When Did IR35 Start?


IR35 was introduced in April 2000. It was enacted to address tax avoidance through the use of intermediaries such as Personal Service Companies (PSCs).


What Are Tax Avoidance Schemes Aimed at Contractors and Agency Workers?


Tax avoidance schemes aimed at contractors and agency workers are designed to disguise employment to avoid paying taxes and National Insurance contributions. IR35 guidance seeks to ensure that workers, who would have been deemed employees if they had been contracted directly, pay broadly the same tax and insurance as employees.

How to Recognise if a Worker Is Employed for Tax Purposes?


A worker is employed for tax purposes under IR35 if, without the intermediary, their relationship with the client resembles employment. Factors include control over how work is done, substitution options, and if they are taking significant financial risks.


What Is an IR35 Contract?


An IR35 contract refers to a written agreement detailing a worker's terms with a client, typically via an intermediary like a PSC. This contract should accurately reflect the working practices to determine the IR35 status. IR35 rules for self-employed are applied according to the actual working relationship, not just the contract terms.

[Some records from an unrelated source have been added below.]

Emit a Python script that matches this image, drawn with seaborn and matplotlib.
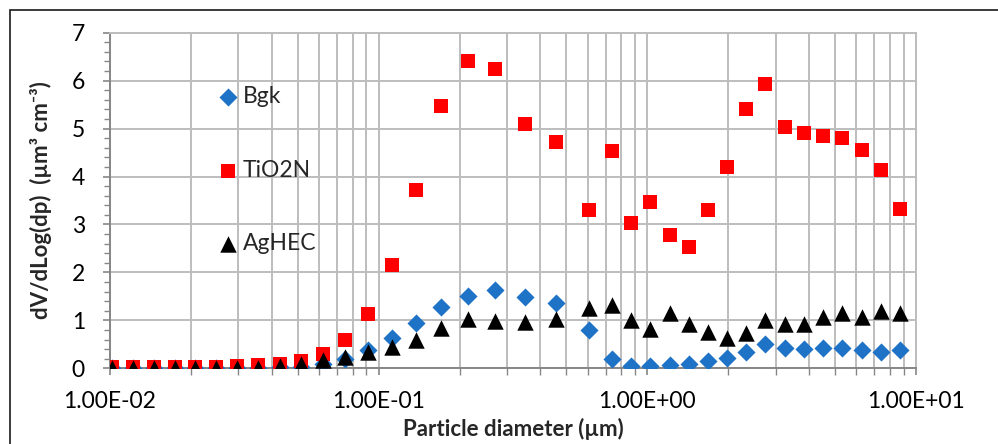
import numpy as np
import pandas as pd
import matplotlib
matplotlib.use("Agg")
import matplotlib.pyplot as plt
import matplotlib.ticker as mticker
from matplotlib.patches import Rectangle
import seaborn as sns

# particle diameter (um) - SMPS + APS channels
diameter = [0.0102, 0.0122, 0.0146, 0.0174, 0.0208, 0.0248, 0.0297, 0.0356, 0.0428,
            0.0514, 0.0621, 0.0751, 0.0915, 0.1118, 0.1373, 0.1706, 0.2144, 0.2716,
            0.3494, 0.457, 0.605, 0.740, 0.871, 1.025, 1.21, 1.425, 1.68, 1.98,
            2.33, 2.75, 3.25, 3.83, 4.52, 5.31, 6.28, 7.40, 8.71]

bgk = [0.0, 0.0, 0.0, 0.0, 0.0, 0.0, 0.0, 0.01, 0.02, 0.03, 0.08, 0.2, 0.38,
       0.63, 0.95, 1.28, 1.51, 1.63, 1.49, 1.37, 0.80, 0.19, 0.05, 0.05, 0.07,
       0.09, 0.16, 0.21, 0.35, 0.51, 0.43, 0.40, 0.42, 0.43, 0.38, 0.35, 0.39]

tio2n = [0.03, 0.03, 0.03, 0.03, 0.03, 0.03, 0.04, 0.06, 0.1, 0.16, 0.3, 0.58, 1.13,
         2.15, 3.72, 5.48, 6.41, 6.25, 5.09, 4.73, 3.31, 4.54, 3.04, 3.47, 2.77,
         2.52, 3.31, 4.20, 5.41, 5.94, 5.03, 4.91, 4.85, 4.81, 4.56, 4.13, 3.32]

aghec = [0.0, 0.0, 0.0, 0.0, 0.0, 0.0, 0.0, 0.01, 0.04, 0.1, 0.17, 0.24, 0.35,
         0.45, 0.6, 0.85, 1.03, 0.99, 0.96, 1.03, 1.25, 1.31, 1.01, 0.81, 1.16,
         0.92, 0.76, 0.63, 0.73, 1.01, 0.92, 0.92, 1.08, 1.16, 1.08, 1.20, 1.16]

series_names = ["Bgk", "TiO2N", "AgHEC"]
x_ticks = [0.01, 0.1, 1, 10]

df = pd.DataFrame({"dp": diameter, "Bgk": bgk, "TiO2N": tio2n, "AgHEC": aghec})

sns.set_style("white")
plt.rcParams["font.family"] = ["Lato", "DejaVu Sans"]

fig = plt.figure(figsize=(9.98, 4.44), dpi=100)
ax = fig.add_axes([110 / 998, 1 - 368.3 / 444, (916 - 110) / 998, (368.3 - 32.7) / 444])

styles = {
    "Bgk": dict(marker="D", color="#1f73c6", s=85),
    "TiO2N": dict(marker="s", color="#ff0000", s=115),
    "AgHEC": dict(marker="^", color="#000000", s=140),
}
for name in series_names:
    st = styles[name]
    sns.scatterplot(data=df, x="dp", y=name, ax=ax, marker=st["marker"], color=st["color"],
                    s=st["s"], linewidth=0, label=name, zorder=3)

ax.set_xscale("log")
ax.set_xlim(0.01, 10)
ax.set_ylim(0, 7)
ax.set_xticks(x_ticks)
ax.xaxis.set_major_formatter(mticker.FuncFormatter(lambda v, p: f"{v:.2E}"))
ax.xaxis.set_minor_locator(mticker.LogLocator(base=10, subs=np.arange(2, 10)))
ax.xaxis.set_minor_formatter(mticker.NullFormatter())
ax.yaxis.set_major_locator(mticker.MultipleLocator(1))
ax.yaxis.set_minor_locator(mticker.MultipleLocator(0.2))

grid_c = "#bdbdbd"
ax.grid(True, which="major", axis="both", color=grid_c, linewidth=1.4)
ax.grid(True, which="minor", axis="x", color=grid_c, linewidth=1.4)
ax.set_axisbelow(True)

for side in ["top", "right"]:
    ax.spines[side].set_color(grid_c)
    ax.spines[side].set_linewidth(1.4)
for side in ["left", "bottom"]:
    ax.spines[side].set_color("#868686")
    ax.spines[side].set_linewidth(1.4)

ax.tick_params(axis="both", which="major", direction="out", length=5, width=1.2,
               color="#868686", labelsize=16.5, labelcolor="black")
ax.tick_params(axis="y", which="major", left=True, pad=13)
ax.tick_params(axis="x", which="major", bottom=True, pad=11)
ax.tick_params(axis="both", which="minor", direction="out", length=4, width=1.0,
               color="#868686")
ax.tick_params(axis="y", which="minor", left=True)
ax.tick_params(axis="x", which="minor", bottom=True, length=5)

ax.set_xlabel("Particle diameter (µm)", fontsize=16, fontweight="bold")
ax.set_ylabel("dV/dLog(dp)  (µm³ cm⁻³)", fontsize=16, fontweight="bold")
ax.xaxis.set_label_coords(0.5, -0.148)
ax.yaxis.set_label_coords(-0.072, 0.5)

ax.legend(loc="upper left", bbox_to_anchor=(221 / 998, 1 - 86 / 444),
          bbox_transform=fig.transFigure, frameon=False, fontsize=16.5,
          borderpad=0, borderaxespad=0, handlelength=0.6, handletextpad=0.35,
          labelspacing=2.3, markerscale=1.0)

# chart area border (extends past right/bottom edge of the image)
fig.patches.append(Rectangle((10 / 998, -0.1), 1.2, 1 - 10 / 444 + 0.1,
                             transform=fig.transFigure, fill=False,
                             edgecolor="#1a1a1a", linewidth=1.2))

fig.savefig("out.png", dpi=100)
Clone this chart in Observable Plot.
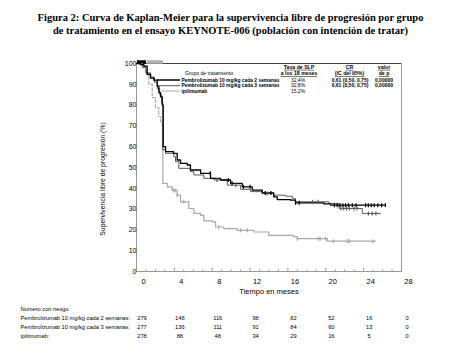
<!DOCTYPE html>
<html><head><meta charset="utf-8">
<script src="https://cdn.jsdelivr.net/npm/d3@7"></script>
<script src="https://cdn.jsdelivr.net/npm/@observablehq/plot@0.6"></script>
<style>
body{margin:0;background:#fff;width:461px;overflow:hidden;}
#title{height:40px;box-sizing:border-box;padding-top:10.5px;font:bold 10.5px/13.7px "Liberation Serif","Times New Roman",serif;text-align:center;color:#000;white-space:nowrap;}
svg{display:block;}
</style></head><body>
<div id="title">Figura 2: Curva de Kaplan-Meier para la supervivencia libre de progresión por grupo<br>de tratamiento en el ensayo KEYNOTE-006 (población con intención de tratar)</div>
<div id="chart"></div>
<div id="risk"></div>
<script>
// ---------- data ----------
const groups = ["Pembrolizumab 10 mg/kg cada 2 semanas", "Pembrolizumab 10 mg/kg cada 3 semanas", "ipilimumab"];
const groupColors = ["#000000", "#5a5a5a", "#a8a8a8"];

const q2wTime = [0,0.4,0.77,1.13,1.48,1.83,2.19,2.36,2.54,2.72,2.82,3.07,3.9,4.3,4.65,5.36,5.7,6.77,7.82,8.88,9.94,11.17,12.23,13.29,14.5,14.87,16.28,16.8,19.8,20.5,26.3];
const q2wSurv = [100,99.5,98.7,94.7,93,92,89,86,84,80,60,57.6,56.8,53.6,52,51.2,48.8,47.2,44.8,44,42.4,40.7,39.1,37.8,35.9,34.6,34.3,33,32.5,31.9,31.9];

const q3wTime = [0,0.6,1.0,1.5,1.9,2.2,2.45,2.65,2.78,3.07,3.94,4.12,4.47,5.7,6.06,7.11,8.17,9.59,11.0,12.05,13.29,14.5,15.75,16.46,16.8,20.33,21.4,23.86,25.8];
const q3wSurv = [100,98,95.5,93.5,91,88,85,81,58.5,56.8,55.2,52.8,49.6,48,46.4,44.8,44,41.5,39.5,38.4,37.5,36.7,36.2,35,33.5,32.7,30.3,27.9,27.9];

const ipiEarlyTime = [0,0.6,0.95,1.3,1.66,2.0,2.36,2.54,2.72];
const ipiEarlySurv = [100,98.9,95,90,83.6,78.7,74.5,72,69.7];
const ipiTime = [2.72,2.78,3.25,3.77,4.3,4.65,5.53,6.06,6.77,7.11,8.0,8.35,9.23,10.64,12.4,13.98,16.6,17.0,20.16,25.26];
const ipiSurv = [69.7,42.4,40.7,39,36.7,33.5,30.3,27.9,27,24.3,23.9,21.4,20.6,19.8,19,17.4,16.6,15.8,14.6,14.6];

const q2wCensor = [7.8,9.7,10.1,11.3,12.0,13.6,14.2,16.8,17.2,20.9,21.2,21.5,21.8,22.1,22.4,22.8,23.2,24.2,24.5,24.8,25.1,25.5,25.9,26.3];
const q3wCensor = [8.5,10.5,13.8,18.6,19.2,21.6,21.9,22.2,22.5,23.0,23.3,24.5,24.9,25.3];
const ipiCensor = [3.9,4.1,4.3,5.0,8.7,11.0,11.7,17.0,19.2,19.4,20.0,20.8,22.3,22.5,25.0];

const topBandStart = [0.1, 1.15];
const topBandEnd = [1.05, 2.85];
const topBandColor = ["#000000", "#b0b0b0"];

const xTicks = [0,4,8,12,16,20,24,28];
const yTicks = [0,10,20,30,40,50,60,70,80,90,100];

const xTitle = "Tiempo en meses";
const yTitle = "Supervivencia libre de progresión (%)";
const legendTitle = "Grupo de tratamiento";
const legendRates = ["32,4%","32,8%","15,2%"];
const legendHR = ["0,61 (0,50, 0,75)","0,61 (0,50, 0,75)",""];
const legendP = ["0,00000","0,00000",""];

const riskTitle = "Numero con riesgo";
const riskTimes = [0,4,8,12,16,20,24,28];
const riskQ2w = [279,148,116,98,82,52,16,0];
const riskQ3w = [277,136,111,91,84,60,13,0];
const riskIpi = [278,88,48,34,29,16,5,0];

// ---------- helpers ----------
const toRows = (ts, ss) => ts.map((t, i) => ({t, s: ss[i]}));
const survAt = (ts, ss, t) => { let v = ss[0]; for (let i = 0; i < ts.length; i++) if (ts[i] <= t) v = ss[i]; return v; };
const censorRows = (cs, ts, ss) => cs.map(t => ({t, s: survAt(ts, ss, t)}));
const tickSymbol = {draw(ctx, size){ const r = Math.sqrt(size / Math.PI); ctx.moveTo(0, -r); ctx.lineTo(0, r); }};

const font = "'Liberation Sans', Arial, sans-serif";

function legend() {
  const g = d3.create("svg:g").attr("font-family", font).attr("fill", "#000").attr("text-anchor", "start");
  const rowsY = [40, 45.7, 51];
  const lineX1 = [157, 158, 161.5];
  const widths = [1.5, 1, 1];
  // y axis title
  g.append("text").attr("transform", "translate(103,139) rotate(-90)").attr("dy", "0.35em")
    .attr("text-anchor", "middle").attr("font-size", 6.8).text(yTitle);
  g.append("text").attr("x", 209).attr("y", 33.5).attr("dy", "0.35em").attr("text-anchor", "middle").attr("font-size", 5.1).text(legendTitle);
  const heads = [["Tasa de SLP", "a los 18 meses", 299], ["CR", "(IC del 95%)", 349.5], ["valor", "de p", 384]];
  for (const [a, b, x] of heads) {
    g.append("text").attr("x", x).attr("y", 27).attr("dy", "0.35em").attr("text-anchor", "middle").attr("font-size", 5.2).attr("font-weight", "bold").attr("text-decoration", "underline").text(a);
    g.append("text").attr("x", x).attr("y", 33.5).attr("dy", "0.35em").attr("text-anchor", "middle").attr("font-size", 5.2).attr("font-weight", "bold").attr("text-decoration", "underline").text(b);
  }
  groups.forEach((name, i) => {
    const y = rowsY[i];
    g.append("line").attr("x1", lineX1[i]).attr("x2", 180).attr("y1", y).attr("y2", y).attr("stroke", groupColors[i]).attr("stroke-width", widths[i]);
    g.append("text").attr("x", 181.5).attr("y", y).attr("dy", "0.35em").attr("text-anchor", "start").attr("font-size", 4.9).attr("font-weight", "bold").text(name);
    g.append("text").attr("x", 298).attr("y", y).attr("dy", "0.35em").attr("text-anchor", "middle").attr("font-size", 5).text(legendRates[i]);
    g.append("text").attr("x", 350).attr("y", y).attr("dy", "0.35em").attr("text-anchor", "middle").attr("font-size", 5).attr("font-weight", "bold").text(legendHR[i]);
    g.append("text").attr("x", 384).attr("y", y).attr("dy", "0.35em").attr("text-anchor", "middle").attr("font-size", 5).attr("font-weight", "bold").text(legendP[i]);
  });
  return g.node();
}

const topBands = topBandStart.map((a, i) => ({x1: a, x2: topBandEnd[i], c: topBandColor[i]}));
const minorTicks = d3.range(0, 28.01, 1);

const chart = Plot.plot({
  width: 461, height: 262,
  marginLeft: 136, marginRight: 60, marginTop: 23, marginBottom: 31,
  x: {domain: [0, 28], axis: null},
  y: {domain: [0, 100], axis: null},
  style: {fontFamily: font, background: "#fff", overflow: "visible", color: "#000"},
  marks: [
    Plot.frame({stroke: "#999"}),
    Plot.ruleY([100], {stroke: "#444"}),
    Plot.ruleX(minorTicks, {x: d => d, y1: 0, y2: d => d % 4 === 0 ? 1.6 : 0.8, stroke: "#999"}),
    Plot.axisX({ticks: xTicks, tickSize: 0, tickPadding: 7, fontSize: 7.5, dx: 7, tickFormat: d => d, label: null}),
    Plot.axisY({ticks: yTicks, tickSize: 0, tickPadding: 0, fontSize: 7, label: null}),
    Plot.text([xTitle], {frameAnchor: "bottom", dy: 22, fontSize: 7.5, text: d => d}),
    Plot.ruleY(topBands, {y: 100, x1: "x1", x2: "x2", stroke: "c", strokeWidth: 3.5, dy: -1.5}),
    Plot.line(toRows(ipiEarlyTime, ipiEarlySurv), {x: "t", y: "s", curve: "step-after", stroke: groupColors[2], strokeWidth: 1.1, strokeDasharray: "3,2"}),
    Plot.line(toRows(ipiTime, ipiSurv), {x: "t", y: "s", curve: "step-after", stroke: groupColors[2], strokeWidth: 1.2}),
    Plot.line(toRows(q3wTime, q3wSurv), {x: "t", y: "s", curve: "step-after", stroke: groupColors[1], strokeWidth: 1}),
    Plot.line(toRows(q2wTime, q2wSurv), {x: "t", y: "s", curve: "step-after", stroke: groupColors[0], strokeWidth: 1.3}),
    Plot.dot(censorRows(ipiCensor, ipiTime, ipiSurv), {x: "t", y: "s", symbol: tickSymbol, r: 2, stroke: groupColors[2], strokeWidth: 1.2, fill: "none"}),
    Plot.dot(censorRows(q3wCensor, q3wTime, q3wSurv), {x: "t", y: "s", symbol: tickSymbol, r: 2, stroke: groupColors[1], strokeWidth: 1.2, fill: "none"}),
    Plot.dot(censorRows(q2wCensor, q2wTime, q2wSurv), {x: "t", y: "s", symbol: tickSymbol, r: 2, stroke: groupColors[0], strokeWidth: 1.2, fill: "none"}),
    legend
  ]
});
document.getElementById("chart").append(chart);

const riskRowsKey = ["hdr", ...groups];
const riskData = [];
[riskQ2w, riskQ3w, riskIpi].forEach((arr, gi) => arr.forEach((n, i) => riskData.push({t: riskTimes[i], g: groups[gi], n})));
const riskLabels = [{g: "hdr", label: riskTitle}, ...groups.map(g => ({g, label: g + ":"}))];

const risk = Plot.plot({
  width: 461, height: 55,
  marginLeft: 136, marginRight: 60, marginTop: 7, marginBottom: 21,
  x: {domain: [0, 28], axis: null},
  y: {type: "point", domain: riskRowsKey, axis: null, padding: 0},
  style: {fontFamily: font, background: "#fff", overflow: "visible", color: "#000"},
  marks: [
    Plot.text(riskLabels, {y: "g", text: "label", frameAnchor: "left", dx: -116, textAnchor: "start", fontSize: 5.7}),
    Plot.text(riskData, {x: "t", y: "g", text: "n", dx: 5.5, fontSize: 5.7})
  ]
});
document.getElementById("risk").append(risk);
</script>
</body></html>
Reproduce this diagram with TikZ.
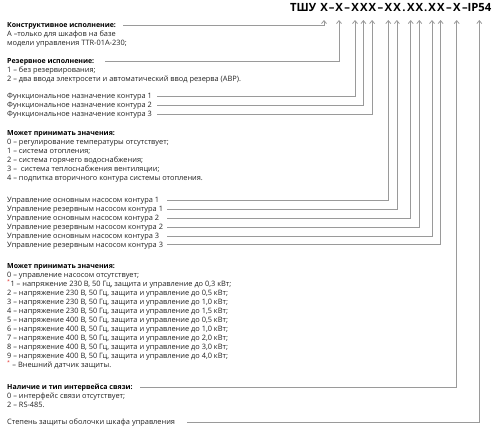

Does IR35 Apply to Non-UK Residents?

IR35 can apply to non-UK residents if they work for a UK client through an intermediary, although specific conditions must be met, including how the work is performed and controlled.


Are Freelancers outside IR35?


Freelancers may be considered outside IR35 if they are genuinely self-employed, meaning their working practices and contract terms demonstrate they are in business on their own account and don’t fall within the legislation’s definition of 'disguised employees'.


Do Non-Resident Overseas Employees Pay UK Tax?


Non-resident overseas employees may have to pay UK tax on UK earnings, but this depends on several factors, including their residency status and where the work is carried out.

For those working in the UK, the UK IR35 rules could apply if the working arrangement resembles employment.